NI-43-101 Qualified Persons
Gary Simmerman, BSc., Mercator's VP Engineering, a NI 43-101 Qualified Person, supervised the preparation of and verified the Mineral Park technical information contained in this release.
Mike Broch, BSc, Geology, Msc, Economic Geology, FAusIMM, Mercator's VP Exploration, a NI 43-101 Qualified Person, supervised the preparation of and verified the El Pilar technical information contained in this release.
Dave Visagie, P. Geo, Creston's Exploration Manager, a NI 43-101 Qualified Person, supervised the preparation of and verified the El Creston technical information contained in this release.
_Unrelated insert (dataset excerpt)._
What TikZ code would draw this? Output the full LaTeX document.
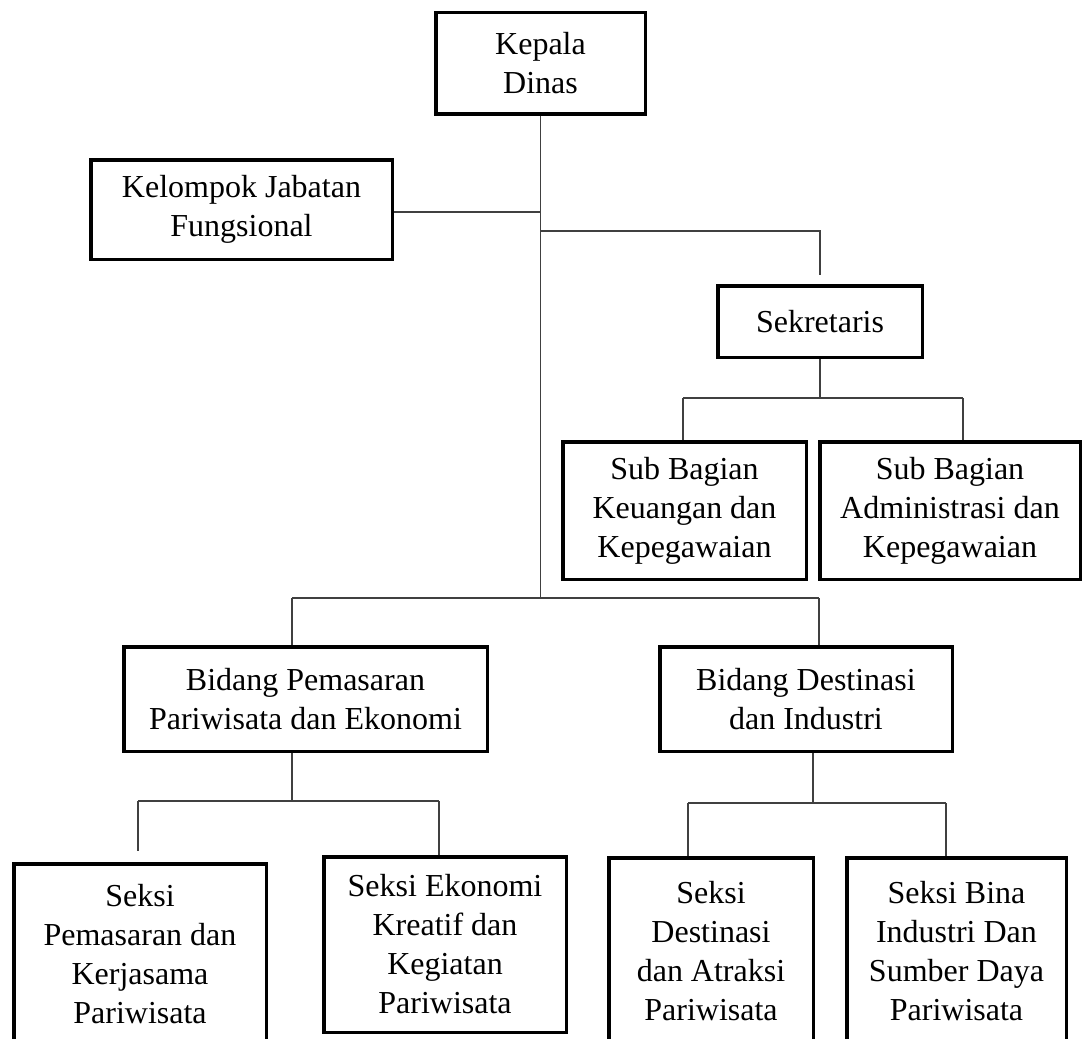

About Mercator Minerals Ltd.
Mercator Minerals Ltd. is a TSX listed mining company with an experienced management team that has brought the mill expansion at the Mineral Park Mine, one of the largest and most modern copper-moly mining-milling operations in North America, to production in less than 2 years. Mercator management is dedicated to maximizing profits at the Mineral Park Mine and the development of the El Pilar copper project in Mexico.
About Creston Moly Corp.
Creston is a mineral exploration company focused on the exploration and development of the El Creston Property in Sonora, Mexico, of which the Company holds a 100% interest.